For the first five years of its brief history, the post-Soviet Republic of Armenia was focused on the recovery of Nagorno-Karabakh from Azerbaijan, a region which had an Armenian majority (and had been part of Armenia in the past). This phenomenon of irredentism (the desire to recapture a territory which has been part of the nation in the past), is a characteristic nationalist phenomenon, which is all the more potent when the lost region is inhabited by co-ethnics, as in this case. This focus on recovering lost territory and population tends toward militarization — as you have described it in the Armenian case. This ethnonationally-based territorial dispute, in turn, led to a blockade by Azerbaijan, cutting off the flow of goods across its border with Armenia. Turkey imposed a blockade as well. (It needs to be added that the tension between Turkey and Armenia is due in large part to a struggle over historical memory, an issue to which I’ll return in a moment.) The resulting decline in trade (Armenia is a landlocked nation) has no doubt harmed the country’s economic performance and prospects, making it all the less attractive as a place to live and enhancing the outmigration to which you refer.
Another characteristic element of ethnonationalism is the phenomenon of diasporas, i.e. co-ethnic living beyond the border of the homeland.
This is particularly striking in the case of the Armenians: of the roughly nine million Armenians in the world, about a third live in the Republic of Armenia, the other six million abroad, including hundreds of thousands in the US and in western Europe. In recent decades the Armenian diaspora has become politically well-organized. Yet its focus has been almost entirely on winning international recognition and commemoration of the Turkish murder of over a million Armenians during World War One (the Armenian Genocide). One might say that the Armenian diaspora suffers from a surfeit of memory. For in the politics of the Armenian diaspora, this issue seems to eclipse every other. If you look on the websites of leading Armenian associations, for example, you will see a great deal about the Armenian Genocide Resolution, but very little about the contemporary suppression of democracy within Armenia that you describe. This resolute focus upon the (very real) wounds of the past is not unique to the Armenian diaspora, but seems to be more intense there than in other diasporas. Jewish diasporic organizations, for example, certainly emphasize the commemoration of the Nazi murder of the Jews. But they don’t typically ignore the internal problems of the state of Israel.

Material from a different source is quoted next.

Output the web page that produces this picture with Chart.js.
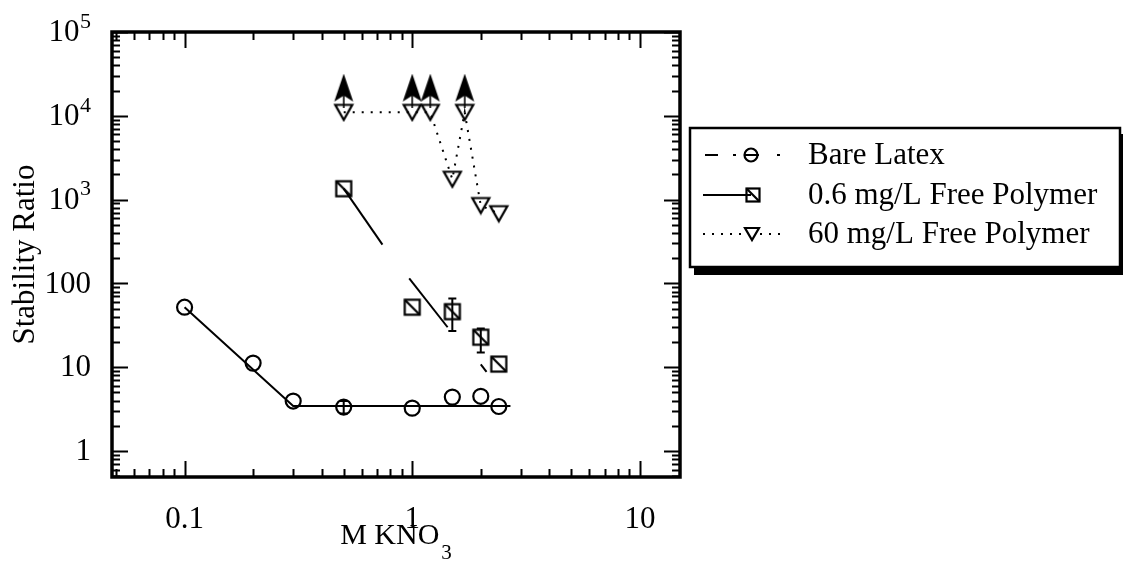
<!DOCTYPE html>
<html>
<head>
<meta charset="utf-8">
<script src="https://cdn.jsdelivr.net/npm/chart.js@4/dist/chart.umd.min.js"></script>
<style>
  html, body { margin: 0; padding: 0; background: #fff; }
  #wrap { width: 1123px; height: 562px; position: relative; }
</style>
</head>
<body>
<div id="wrap"><canvas id="c" width="1123" height="562"></canvas></div>
<script>
// Stability ratio vs. KNO3 concentration (M)

// Bare latex
const bareX = [0.1, 0.2, 0.3, 0.5, 1.0, 1.5, 2.0, 2.4];
const bareY = [52, 11.2, 3.95, 3.35, 3.25, 4.4, 4.5, 3.4];
const bareErrX = [0.5];
const bareErrLo = [2.8];
const bareErrHi = [3.95];
const bareFitX = [0.1, 0.3, 2.7];
const bareFitY = [52, 3.45, 3.45];

// 0.6 mg/L free polymer
const lowPolyX = [0.5, 1.0, 1.5, 2.0, 2.4];
const lowPolyY = [1350, 52, 46, 22.8, 10.9];
const lowPolyErrX = [1.5, 2.0];
const lowPolyErrLo = [27, 15];
const lowPolyErrHi = [66, 29];
const lowPolyFitAX = [0.5, 0.74];
const lowPolyFitAY = [1350, 290];
const lowPolyFitBX = [0.97, 1.43];
const lowPolyFitBY = [115, 30];
const lowPolyFitCX = [2.0, 2.12];
const lowPolyFitCY = [10.8, 8.8];

// 60 mg/L free polymer
const highPolyX = [0.5, 1.0, 1.2, 1.5, 1.7, 2.0, 2.4];
const highPolyY = [11000, 11000, 11000, 1750, 11000, 850, 680];
// points whose ratio is a lower bound (arrow marks)
const arrowX = [0.5, 1.0, 1.2, 1.7];
const arrowY = [20000, 20000, 20000, 20000];

// Axes
const xMin = 0.048, xMax = 15;
const yMin = 0.49, yMax = 1e5;
const xTickValues = [0.1, 1, 10];
const xTickLabels = ['0.1', '1', '10'];
const yTickValues = [1, 10, 100, 1e3, 1e4, 1e5];
const yTickBase = ['1', '10', '100', '10', '10', '10'];
const yTickExp = ['', '', '', '3', '4', '5'];

const seriesNames = ['Bare Latex', '0.6 mg/L Free Polymer', '60 mg/L Free Polymer'];

const FONT = '"Liberation Serif", "Times New Roman", Times, serif';
const INK = '#000';
const STROKE = 2.2;

function pts(xs, ys) { return xs.map((x, i) => ({ x: x, y: ys[i] })); }

// ---- marker drawing helpers ----
function drawSquareMark(ctx, cx, cy, s) {
  ctx.save();
  ctx.strokeStyle = INK; ctx.lineWidth = STROKE;
  ctx.strokeRect(cx - s / 2, cy - s / 2, s, s);
  ctx.beginPath();
  ctx.moveTo(cx - s / 2, cy - s / 2);
  ctx.lineTo(cx + s / 2, cy + s / 2);
  ctx.stroke();
  ctx.restore();
}
function drawTriDown(ctx, cx, cy, w, h) {
  ctx.save();
  ctx.strokeStyle = INK; ctx.lineWidth = STROKE; ctx.lineJoin = 'miter';
  ctx.beginPath();
  ctx.moveTo(cx - w / 2, cy - h / 2);
  ctx.lineTo(cx + w / 2, cy - h / 2);
  ctx.lineTo(cx, cy + h / 2);
  ctx.closePath();
  ctx.stroke();
  ctx.restore();
}
function drawCircleMark(ctx, cx, cy, r) {
  ctx.save();
  ctx.strokeStyle = INK; ctx.lineWidth = STROKE;
  ctx.beginPath(); ctx.arc(cx, cy, r, 0, Math.PI * 2); ctx.stroke();
  ctx.restore();
}

function makeCanvas(w, h, fn) {
  const c = document.createElement('canvas');
  c.width = w; c.height = h;
  fn(c.getContext('2d'));
  return c;
}
const squareStyle = makeCanvas(20, 20, ctx => drawSquareMark(ctx, 10, 10, 15));
const triStyle = makeCanvas(22, 20, ctx => drawTriDown(ctx, 11, 10, 17, 15));
// upward arrowhead with a short stem
const arrowStyle = makeCanvas(22, 34, ctx => {
  ctx.fillStyle = INK;
  ctx.beginPath();
  ctx.moveTo(11, 0);
  ctx.lineTo(20.5, 28);
  ctx.lineTo(11, 22);
  ctx.lineTo(1.5, 28);
  ctx.closePath();
  ctx.fill();
  ctx.strokeStyle = INK; ctx.lineWidth = 1.6;
  ctx.beginPath(); ctx.moveTo(11, 20); ctx.lineTo(11, 34); ctx.stroke();
});

function lineSet(data, dash) {
  return {
    data: data, showLine: true, pointRadius: 0, borderColor: INK,
    borderWidth: 2, borderDash: dash || [], fill: false, tension: 0
  };
}

// ---- frame, inward ticks, error bars, labels, legend ----
const decorPlugin = {
  id: 'decor',
  afterDatasetsDraw(chart) {
    const ctx = chart.ctx;
    const a = chart.chartArea;
    const xs = chart.scales.x, ys = chart.scales.y;

    // error bars
    ctx.save();
    ctx.strokeStyle = INK; ctx.lineWidth = 2;
    const bars = [];
    bareErrX.forEach((x, i) => bars.push([x, bareErrLo[i], bareErrHi[i]]));
    lowPolyErrX.forEach((x, i) => bars.push([x, lowPolyErrLo[i], lowPolyErrHi[i]]));
    bars.forEach(b => {
      const px = xs.getPixelForValue(b[0]);
      const p1 = ys.getPixelForValue(b[1]), p2 = ys.getPixelForValue(b[2]);
      ctx.beginPath();
      ctx.moveTo(px, p1); ctx.lineTo(px, p2);
      ctx.moveTo(px - 4, p1); ctx.lineTo(px + 4, p1);
      ctx.moveTo(px - 4, p2); ctx.lineTo(px + 4, p2);
      ctx.stroke();
    });
    ctx.restore();

    // inward tick marks on all four sides
    ctx.save();
    ctx.strokeStyle = INK; ctx.lineWidth = 2;
    const major = 16, minor = 8;
    for (let e = -2; e <= 1; e++) {
      for (let m = 1; m <= 9; m++) {
        const v = m * Math.pow(10, e);
        if (v < xMin || v > xMax) continue;
        const px = Math.round(xs.getPixelForValue(v)) + 0.5;
        const L = m === 1 ? major : minor;
        ctx.beginPath();
        ctx.moveTo(px, a.bottom); ctx.lineTo(px, a.bottom - L);
        ctx.moveTo(px, a.top); ctx.lineTo(px, a.top + L);
        ctx.stroke();
      }
    }
    for (let e = -1; e <= 5; e++) {
      for (let m = 1; m <= 9; m++) {
        const v = m * Math.pow(10, e);
        if (v < yMin || v > yMax) continue;
        const py = Math.round(ys.getPixelForValue(v)) + 0.5;
        const L = m === 1 ? major : minor;
        ctx.beginPath();
        ctx.moveTo(a.left, py); ctx.lineTo(a.left + L, py);
        ctx.moveTo(a.right, py); ctx.lineTo(a.right - L, py);
        ctx.stroke();
      }
    }
    // frame
    ctx.lineWidth = 3.5;
    ctx.strokeRect(a.left, a.top, a.right - a.left, a.bottom - a.top);
    ctx.restore();

    // y tick labels (powers of ten with raised exponents)
    ctx.save();
    ctx.fillStyle = INK;
    ctx.textBaseline = 'middle';
    ctx.textAlign = 'right';
    const labelRight = a.left - 21;
    yTickValues.forEach((v, i) => {
      const py = ys.getPixelForValue(v);
      let right = labelRight;
      if (yTickExp[i]) {
        ctx.font = '22px ' + FONT;
        ctx.fillText(yTickExp[i], right, py - 10);
        right -= ctx.measureText(yTickExp[i]).width + 0.5;
      }
      ctx.font = '31px ' + FONT;
      ctx.fillText(yTickBase[i], right, py + 1);
    });
    ctx.restore();

    // x axis title with subscript
    ctx.save();
    ctx.fillStyle = INK;
    ctx.textBaseline = 'alphabetic';
    ctx.textAlign = 'left';
    ctx.font = '30px ' + FONT;
    const main = 'M KNO';
    const wMain = ctx.measureText(main).width;
    ctx.font = '21px ' + FONT;
    const wSub = ctx.measureText('3').width;
    const cx = (a.left + a.right) / 2;
    const x0 = cx - (wMain + wSub + 2) / 2;
    ctx.font = '30px ' + FONT;
    ctx.fillText(main, x0, 544);
    ctx.font = '21px ' + FONT;
    ctx.fillText('3', x0 + wMain + 2, 559);
    ctx.restore();

    // legend box with drop shadow
    ctx.save();
    const bx = 690, by = 128, bw = 430, bh = 139;
    ctx.fillStyle = INK;
    ctx.fillRect(bx + 4, by + bh, bw + 4, 8);
    ctx.fillRect(bx + bw, by + 6, 8, bh + 2);
    ctx.fillStyle = '#fff';
    ctx.fillRect(bx, by, bw, bh);
    ctx.strokeStyle = INK; ctx.lineWidth = 2.5;
    ctx.strokeRect(bx, by, bw, bh);

    const rows = [155, 195, 234];
    const symX = 751;
    // row 1: dash-dot sample with circle
    ctx.lineWidth = 2;
    ctx.beginPath();
    ctx.moveTo(705, rows[0]); ctx.lineTo(718, rows[0]);
    ctx.moveTo(733, rows[0]); ctx.lineTo(736, rows[0]);
    ctx.moveTo(symX - 6, rows[0]); ctx.lineTo(symX + 8, rows[0]);
    ctx.moveTo(777, rows[0]); ctx.lineTo(780, rows[0]);
    ctx.stroke();
    drawCircleMark(ctx, symX, rows[0], 6.5);
    // row 2: solid sample with square
    ctx.beginPath();
    ctx.moveTo(703, rows[1]); ctx.lineTo(symX, rows[1]);
    ctx.stroke();
    drawSquareMark(ctx, symX + 2, rows[1], 13);
    // row 3: dotted sample with triangle
    ctx.setLineDash([2, 7]);
    ctx.beginPath();
    ctx.moveTo(703, rows[2]); ctx.lineTo(742, rows[2]);
    ctx.moveTo(760, rows[2]); ctx.lineTo(780, rows[2]);
    ctx.stroke();
    ctx.setLineDash([]);
    drawTriDown(ctx, symX + 1, rows[2], 14, 12);

    ctx.fillStyle = INK;
    ctx.font = '31px ' + FONT;
    ctx.textAlign = 'left';
    ctx.textBaseline = 'middle';
    seriesNames.forEach((t, i) => ctx.fillText(t, 808, rows[i] + 1));
    ctx.restore();
  }
};

new Chart(document.getElementById('c'), {
  type: 'scatter',
  data: {
    datasets: [
      lineSet(pts(bareFitX, bareFitY)),
      lineSet(pts(lowPolyFitAX, lowPolyFitAY)),
      lineSet(pts(lowPolyFitBX, lowPolyFitBY)),
      lineSet(pts(lowPolyFitCX, lowPolyFitCY)),
      {
        label: seriesNames[2], data: pts(highPolyX, highPolyY), showLine: true,
        borderColor: INK, borderWidth: 2, borderDash: [2, 7], tension: 0,
        pointStyle: triStyle, pointRadius: 9
      },
      {
        label: seriesNames[0], data: pts(bareX, bareY),
        pointStyle: 'circle', pointRadius: 7.5, borderWidth: STROKE,
        borderColor: INK, backgroundColor: 'rgba(0,0,0,0)'
      },
      {
        label: seriesNames[1], data: pts(lowPolyX, lowPolyY),
        pointStyle: squareStyle, pointRadius: 9
      },
      {
        data: pts(arrowX, arrowY), pointStyle: arrowStyle, pointRadius: 10
      }
    ]
  },
  options: {
    responsive: false,
    animation: false,
    devicePixelRatio: 1,
    events: [],
    layout: { padding: { left: 0, top: 32, right: 443, bottom: 0 } },
    plugins: { legend: { display: false }, tooltip: { enabled: false } },
    scales: {
      x: {
        type: 'logarithmic', min: xMin, max: xMax,
        grid: { display: false }, border: { display: false },
        afterBuildTicks: s => { s.ticks = xTickValues.map(v => ({ value: v })); },
        afterFit: s => { s.height = 85; },
        ticks: {
          autoSkip: false, maxRotation: 0, padding: 16, color: INK,
          font: { family: FONT, size: 31 },
          callback: (v, i) => xTickLabels[i]
        }
      },
      y: {
        type: 'logarithmic', min: yMin, max: yMax,
        grid: { display: false }, border: { display: false },
        afterBuildTicks: s => { s.ticks = yTickValues.map(v => ({ value: v })); },
        afterFit: s => { s.width = 112; },
        ticks: { display: false },
        title: {
          display: true, text: 'Stability Ratio', color: INK,
          font: { family: FONT, size: 31, lineHeight: 1 },
          padding: { top: 10, bottom: 0 }
        }
      }
    }
  },
  plugins: [decorPlugin]
});
</script>
</body>
</html>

Again, ethnonationalism doesn’t explain the problems of Armenian democracy that you describe, but it does play a role.
This analysis seems spot-on to me. Are Armenian politics captive to ethnic nationalist formulas? Has the country failed to engage creatively and pragmatically with its international challenges because it is a prisoner of nationalist ideology? That doesn’t address all of the country’s problems, but it does seem undeniably a part of them.